The European Union (EU) has finally agreed to a preliminary deal to end mobile roaming charges within the next couple of years.

This means that travelers would no longer have to pay hefty roaming charges for calls, text messages and data while moving across the 28 nations that are members of the EU. At the same time, this deal should also allow Internet users to access content without facing slower speeds or blocked content.

Previously, the European Parliament voted to ditch roaming charges across the EU by the end of 2015, but the European Council wanted to delay this move until the end of 2018. The new preliminary deal now finds some common ground, aiming to scrap roaming charges by June 2017.

Nearly two years after the European Commission's proposal for a single telecoms market, the European Parliament and European Council have now reached this compromise after final negotiations. This new deal will see the end of roaming charges within the EU by June 2017, which means that consumers traveling across the EU will pay the same mobile prices as they do at home, without facing additional fees. At the same time, the deal also involves net neutrality rules designed to protect Europeans' access to Internet access without discrimination.

"Europeans have been calling and waiting for the end of roaming charges as well as for net neutrality rules. They have been heard," Andrus Ansip, Commission Vice President for the Digital Single Market, says in a press release on Tuesday, June 30. We still have a lot of work ahead of us to create a Digital Single Market. Our plans to make it happen were fully endorsed by Heads of State and Government last week, and we should move faster than ever on this."
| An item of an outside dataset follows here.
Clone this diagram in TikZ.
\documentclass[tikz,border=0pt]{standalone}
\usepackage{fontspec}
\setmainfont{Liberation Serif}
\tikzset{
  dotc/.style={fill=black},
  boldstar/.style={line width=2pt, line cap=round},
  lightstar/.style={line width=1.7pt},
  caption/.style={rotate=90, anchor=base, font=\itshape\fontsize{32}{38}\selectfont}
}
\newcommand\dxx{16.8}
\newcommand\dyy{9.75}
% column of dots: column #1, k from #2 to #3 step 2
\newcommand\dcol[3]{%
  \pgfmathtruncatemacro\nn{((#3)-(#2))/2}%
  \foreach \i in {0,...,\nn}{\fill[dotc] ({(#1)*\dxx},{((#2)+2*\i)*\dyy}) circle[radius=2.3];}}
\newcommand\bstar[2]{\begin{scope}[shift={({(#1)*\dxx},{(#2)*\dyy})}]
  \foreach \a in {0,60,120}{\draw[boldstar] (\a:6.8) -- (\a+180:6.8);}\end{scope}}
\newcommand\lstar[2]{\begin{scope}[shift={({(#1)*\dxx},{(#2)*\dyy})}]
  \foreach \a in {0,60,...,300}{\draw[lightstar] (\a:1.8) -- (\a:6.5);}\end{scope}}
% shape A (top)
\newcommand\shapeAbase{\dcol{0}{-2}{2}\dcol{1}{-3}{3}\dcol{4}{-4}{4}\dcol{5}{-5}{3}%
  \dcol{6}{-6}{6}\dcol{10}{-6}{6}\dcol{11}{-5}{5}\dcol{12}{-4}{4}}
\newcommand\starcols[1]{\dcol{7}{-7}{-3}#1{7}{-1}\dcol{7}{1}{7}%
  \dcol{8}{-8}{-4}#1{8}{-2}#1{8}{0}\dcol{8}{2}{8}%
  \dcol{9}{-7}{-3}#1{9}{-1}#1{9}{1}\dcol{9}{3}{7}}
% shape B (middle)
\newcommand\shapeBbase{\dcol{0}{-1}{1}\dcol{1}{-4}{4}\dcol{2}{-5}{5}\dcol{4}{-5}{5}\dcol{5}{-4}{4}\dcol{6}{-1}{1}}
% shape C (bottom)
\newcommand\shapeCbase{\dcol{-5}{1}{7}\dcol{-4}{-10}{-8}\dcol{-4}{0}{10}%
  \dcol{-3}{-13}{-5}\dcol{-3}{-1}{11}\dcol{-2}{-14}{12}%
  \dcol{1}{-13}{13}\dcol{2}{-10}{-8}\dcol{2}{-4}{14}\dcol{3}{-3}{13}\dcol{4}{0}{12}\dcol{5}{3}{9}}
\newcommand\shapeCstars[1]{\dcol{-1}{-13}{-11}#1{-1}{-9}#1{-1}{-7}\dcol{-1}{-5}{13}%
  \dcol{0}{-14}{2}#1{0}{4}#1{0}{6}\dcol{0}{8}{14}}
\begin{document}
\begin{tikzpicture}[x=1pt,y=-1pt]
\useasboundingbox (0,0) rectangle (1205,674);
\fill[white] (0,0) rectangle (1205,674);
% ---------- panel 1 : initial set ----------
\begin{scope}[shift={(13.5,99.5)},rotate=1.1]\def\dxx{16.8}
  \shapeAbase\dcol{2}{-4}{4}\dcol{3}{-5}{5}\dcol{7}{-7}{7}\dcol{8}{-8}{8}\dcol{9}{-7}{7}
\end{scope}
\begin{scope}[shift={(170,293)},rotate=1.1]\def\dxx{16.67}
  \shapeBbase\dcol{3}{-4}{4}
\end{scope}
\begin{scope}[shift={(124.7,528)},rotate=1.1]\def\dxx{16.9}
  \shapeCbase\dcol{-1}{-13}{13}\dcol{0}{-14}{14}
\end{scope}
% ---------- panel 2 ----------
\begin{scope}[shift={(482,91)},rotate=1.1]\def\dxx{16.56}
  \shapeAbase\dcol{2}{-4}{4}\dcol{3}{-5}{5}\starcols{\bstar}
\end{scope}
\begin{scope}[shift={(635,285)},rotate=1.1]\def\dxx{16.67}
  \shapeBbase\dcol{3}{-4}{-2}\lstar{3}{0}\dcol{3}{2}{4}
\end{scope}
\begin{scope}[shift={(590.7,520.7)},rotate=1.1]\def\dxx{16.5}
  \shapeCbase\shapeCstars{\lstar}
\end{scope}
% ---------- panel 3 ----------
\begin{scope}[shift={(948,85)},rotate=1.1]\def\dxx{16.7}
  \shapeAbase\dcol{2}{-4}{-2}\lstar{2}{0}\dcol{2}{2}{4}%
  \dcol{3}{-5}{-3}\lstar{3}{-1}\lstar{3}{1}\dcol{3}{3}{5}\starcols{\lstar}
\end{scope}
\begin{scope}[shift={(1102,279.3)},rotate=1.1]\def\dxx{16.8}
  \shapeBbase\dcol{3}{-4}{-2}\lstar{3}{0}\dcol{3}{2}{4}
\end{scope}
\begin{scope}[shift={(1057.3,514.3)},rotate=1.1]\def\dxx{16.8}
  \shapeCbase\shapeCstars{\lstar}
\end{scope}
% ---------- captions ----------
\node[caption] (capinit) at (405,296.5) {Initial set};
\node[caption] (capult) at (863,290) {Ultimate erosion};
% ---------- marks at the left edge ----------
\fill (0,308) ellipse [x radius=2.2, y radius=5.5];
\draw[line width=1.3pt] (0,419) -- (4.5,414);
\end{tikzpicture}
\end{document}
Günther H. Oettinger, Digital Economy and Society Commissioner, further adds that this new agreement is a crucial milestone, essential in the current digital economy and society in Europe.
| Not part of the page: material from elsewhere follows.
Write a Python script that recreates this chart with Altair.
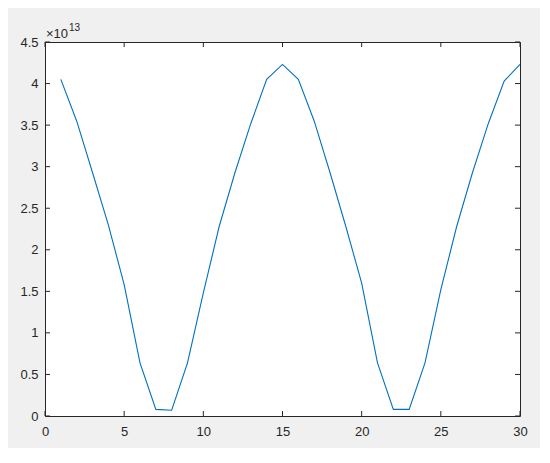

Targeting this June 2017 deadline for abolishing mobile roaming charges, the deal also involves a transition phase set to commence in April 2016. At that point, some consumers will already enjoy four times lower charges.

This deal still needs approval from EU nations and the full parliament, but it marks a crucial step forward in the right direction. If all goes smoothly, roaming charges within the EU will be a thing of the past in two years' time.